◆ JOB
Copy the listing verbatim, excluding any images found in it.

◆ COLLECTED DATA
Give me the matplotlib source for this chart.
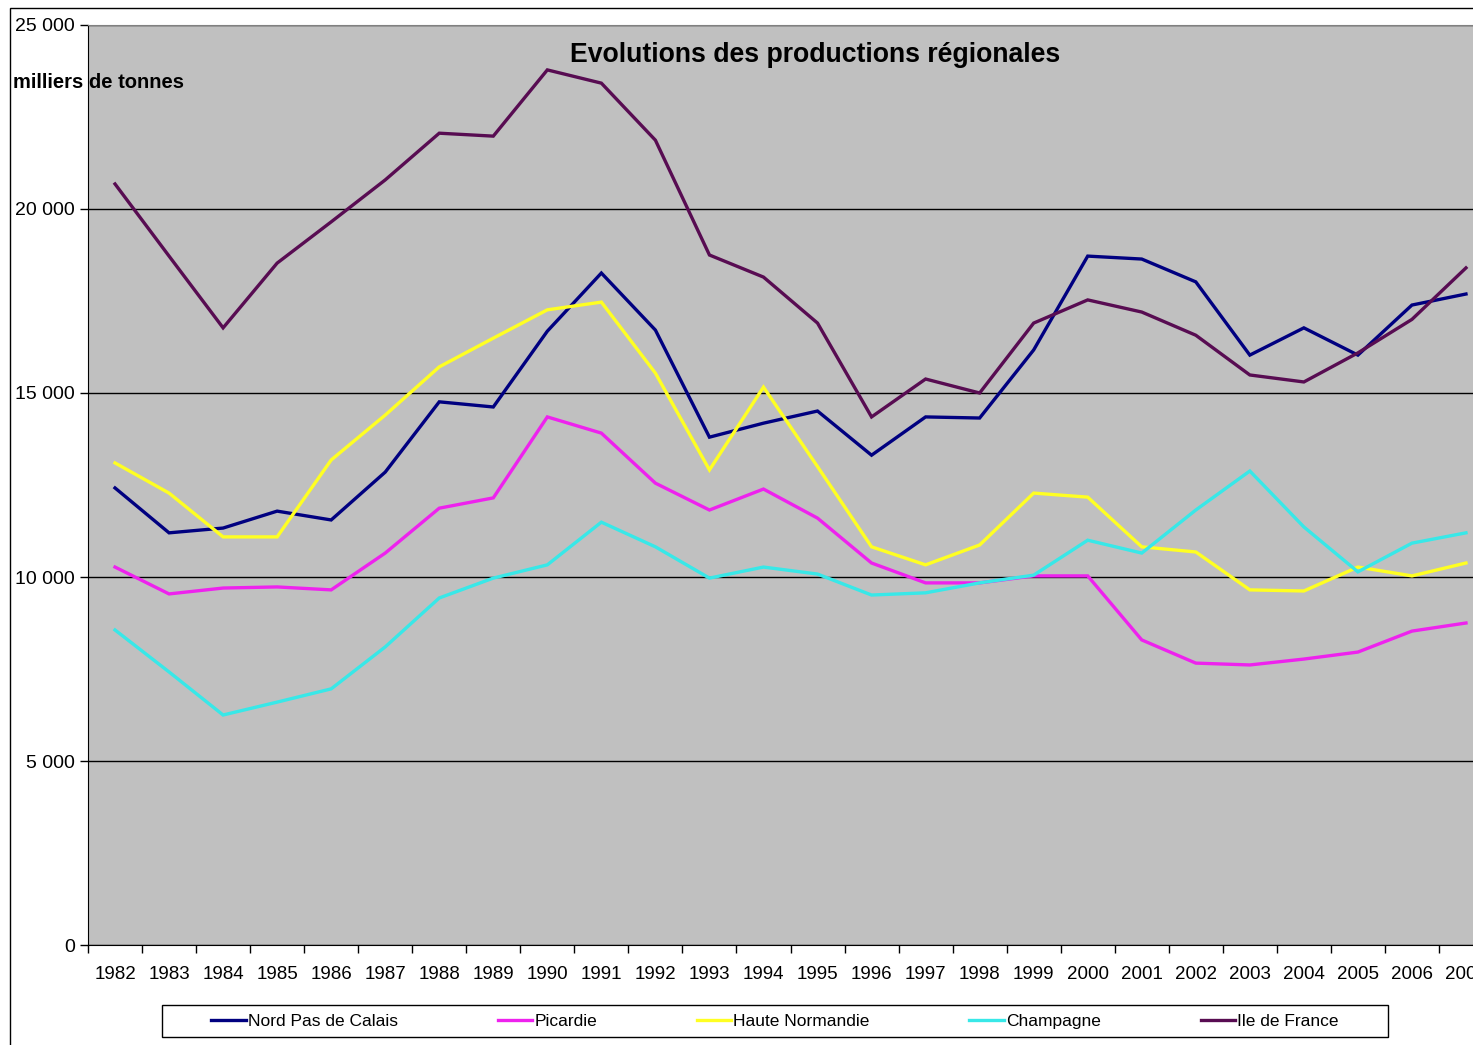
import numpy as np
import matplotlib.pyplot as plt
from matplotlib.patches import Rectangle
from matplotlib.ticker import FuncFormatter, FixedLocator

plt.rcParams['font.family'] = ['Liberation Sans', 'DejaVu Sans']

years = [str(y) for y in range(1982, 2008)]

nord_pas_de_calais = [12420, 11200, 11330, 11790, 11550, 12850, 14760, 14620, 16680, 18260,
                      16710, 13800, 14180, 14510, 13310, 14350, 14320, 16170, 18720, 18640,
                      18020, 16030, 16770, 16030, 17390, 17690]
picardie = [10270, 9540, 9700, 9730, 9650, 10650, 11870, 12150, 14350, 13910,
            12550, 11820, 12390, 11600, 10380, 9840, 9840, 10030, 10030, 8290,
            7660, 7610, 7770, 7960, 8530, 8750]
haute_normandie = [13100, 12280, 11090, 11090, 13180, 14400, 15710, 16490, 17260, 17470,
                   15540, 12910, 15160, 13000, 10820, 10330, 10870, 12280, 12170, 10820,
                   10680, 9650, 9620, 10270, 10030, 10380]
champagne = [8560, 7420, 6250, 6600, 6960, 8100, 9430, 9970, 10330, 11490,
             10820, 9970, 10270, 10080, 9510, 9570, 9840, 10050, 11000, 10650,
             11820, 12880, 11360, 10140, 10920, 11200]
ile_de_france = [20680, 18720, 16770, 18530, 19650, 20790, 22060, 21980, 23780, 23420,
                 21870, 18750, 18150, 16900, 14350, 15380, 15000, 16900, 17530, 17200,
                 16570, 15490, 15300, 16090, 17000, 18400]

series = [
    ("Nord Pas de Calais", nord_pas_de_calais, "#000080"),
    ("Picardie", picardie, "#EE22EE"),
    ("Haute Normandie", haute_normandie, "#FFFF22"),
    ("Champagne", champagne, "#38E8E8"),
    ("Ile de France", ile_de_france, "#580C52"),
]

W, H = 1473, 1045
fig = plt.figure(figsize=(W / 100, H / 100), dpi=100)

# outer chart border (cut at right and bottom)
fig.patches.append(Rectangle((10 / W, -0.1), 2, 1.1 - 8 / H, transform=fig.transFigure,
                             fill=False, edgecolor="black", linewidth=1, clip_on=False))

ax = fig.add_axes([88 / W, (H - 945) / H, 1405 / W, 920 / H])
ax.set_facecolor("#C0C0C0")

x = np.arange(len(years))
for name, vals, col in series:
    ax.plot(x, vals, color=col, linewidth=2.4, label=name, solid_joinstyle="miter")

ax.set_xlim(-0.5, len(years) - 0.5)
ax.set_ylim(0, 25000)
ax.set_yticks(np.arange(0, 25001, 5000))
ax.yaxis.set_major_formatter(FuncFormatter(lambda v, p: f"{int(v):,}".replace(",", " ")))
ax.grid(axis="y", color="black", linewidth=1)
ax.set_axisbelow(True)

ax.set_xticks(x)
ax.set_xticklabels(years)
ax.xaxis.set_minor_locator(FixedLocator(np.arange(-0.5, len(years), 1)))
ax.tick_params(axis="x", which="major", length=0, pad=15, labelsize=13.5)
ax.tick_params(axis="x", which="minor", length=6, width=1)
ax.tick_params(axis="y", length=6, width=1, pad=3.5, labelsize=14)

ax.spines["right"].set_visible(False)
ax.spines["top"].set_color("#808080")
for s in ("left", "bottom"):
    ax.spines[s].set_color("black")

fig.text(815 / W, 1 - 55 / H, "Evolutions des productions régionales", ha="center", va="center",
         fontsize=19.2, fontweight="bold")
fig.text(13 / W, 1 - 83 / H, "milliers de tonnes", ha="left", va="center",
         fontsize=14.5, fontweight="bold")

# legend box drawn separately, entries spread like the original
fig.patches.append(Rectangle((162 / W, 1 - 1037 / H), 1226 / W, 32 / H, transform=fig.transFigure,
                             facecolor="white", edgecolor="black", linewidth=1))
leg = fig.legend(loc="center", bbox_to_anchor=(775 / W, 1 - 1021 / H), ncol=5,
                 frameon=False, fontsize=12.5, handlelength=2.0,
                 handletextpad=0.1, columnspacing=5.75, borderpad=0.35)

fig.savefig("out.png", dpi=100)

◆ RESULT FOR THIS TASK
Give me the matplotlib source for this chart.
import numpy as np
import matplotlib.pyplot as plt
from matplotlib.patches import Rectangle
from matplotlib.ticker import FuncFormatter, FixedLocator

plt.rcParams['font.family'] = ['Liberation Sans', 'DejaVu Sans']

years = [str(y) for y in range(1982, 2008)]

nord_pas_de_calais = [12420, 11200, 11330, 11790, 11550, 12850, 14760, 14620, 16680, 18260,
                      16710, 13800, 14180, 14510, 13310, 14350, 14320, 16170, 18720, 18640,
                      18020, 16030, 16770, 16030, 17390, 17690]
picardie = [10270, 9540, 9700, 9730, 9650, 10650, 11870, 12150, 14350, 13910,
            12550, 11820, 12390, 11600, 10380, 9840, 9840, 10030, 10030, 8290,
            7660, 7610, 7770, 7960, 8530, 8750]
haute_normandie = [13100, 12280, 11090, 11090, 13180, 14400, 15710, 16490, 17260, 17470,
                   15540, 12910, 15160, 13000, 10820, 10330, 10870, 12280, 12170, 10820,
                   10680, 9650, 9620, 10270, 10030, 10380]
champagne = [8560, 7420, 6250, 6600, 6960, 8100, 9430, 9970, 10330, 11490,
             10820, 9970, 10270, 10080, 9510, 9570, 9840, 10050, 11000, 10650,
             11820, 12880, 11360, 10140, 10920, 11200]
ile_de_france = [20680, 18720, 16770, 18530, 19650, 20790, 22060, 21980, 23780, 23420,
                 21870, 18750, 18150, 16900, 14350, 15380, 15000, 16900, 17530, 17200,
                 16570, 15490, 15300, 16090, 17000, 18400]

series = [
    ("Nord Pas de Calais", nord_pas_de_calais, "#000080"),
    ("Picardie", picardie, "#EE22EE"),
    ("Haute Normandie", haute_normandie, "#FFFF22"),
    ("Champagne", champagne, "#38E8E8"),
    ("Ile de France", ile_de_france, "#580C52"),
]

W, H = 1473, 1045
fig = plt.figure(figsize=(W / 100, H / 100), dpi=100)

# outer chart border (cut at right and bottom)
fig.patches.append(Rectangle((10 / W, -0.1), 2, 1.1 - 8 / H, transform=fig.transFigure,
                             fill=False, edgecolor="black", linewidth=1, clip_on=False))

ax = fig.add_axes([88 / W, (H - 945) / H, 1405 / W, 920 / H])
ax.set_facecolor("#C0C0C0")

x = np.arange(len(years))
for name, vals, col in series:
    ax.plot(x, vals, color=col, linewidth=2.4, label=name, solid_joinstyle="miter")

ax.set_xlim(-0.5, len(years) - 0.5)
ax.set_ylim(0, 25000)
ax.set_yticks(np.arange(0, 25001, 5000))
ax.yaxis.set_major_formatter(FuncFormatter(lambda v, p: f"{int(v):,}".replace(",", " ")))
ax.grid(axis="y", color="black", linewidth=1)
ax.set_axisbelow(True)

ax.set_xticks(x)
ax.set_xticklabels(years)
ax.xaxis.set_minor_locator(FixedLocator(np.arange(-0.5, len(years), 1)))
ax.tick_params(axis="x", which="major", length=0, pad=15, labelsize=13.5)
ax.tick_params(axis="x", which="minor", length=6, width=1)
ax.tick_params(axis="y", length=6, width=1, pad=3.5, labelsize=14)

ax.spines["right"].set_visible(False)
ax.spines["top"].set_color("#808080")
for s in ("left", "bottom"):
    ax.spines[s].set_color("black")

fig.text(815 / W, 1 - 55 / H, "Evolutions des productions régionales", ha="center", va="center",
         fontsize=19.2, fontweight="bold")
fig.text(13 / W, 1 - 83 / H, "milliers de tonnes", ha="left", va="center",
         fontsize=14.5, fontweight="bold")

# legend box drawn separately, entries spread like the original
fig.patches.append(Rectangle((162 / W, 1 - 1037 / H), 1226 / W, 32 / H, transform=fig.transFigure,
                             facecolor="white", edgecolor="black", linewidth=1))
leg = fig.legend(loc="center", bbox_to_anchor=(775 / W, 1 - 1021 / H), ncol=5,
                 frameon=False, fontsize=12.5, handlelength=2.0,
                 handletextpad=0.1, columnspacing=5.75, borderpad=0.35)

fig.savefig("out.png", dpi=100)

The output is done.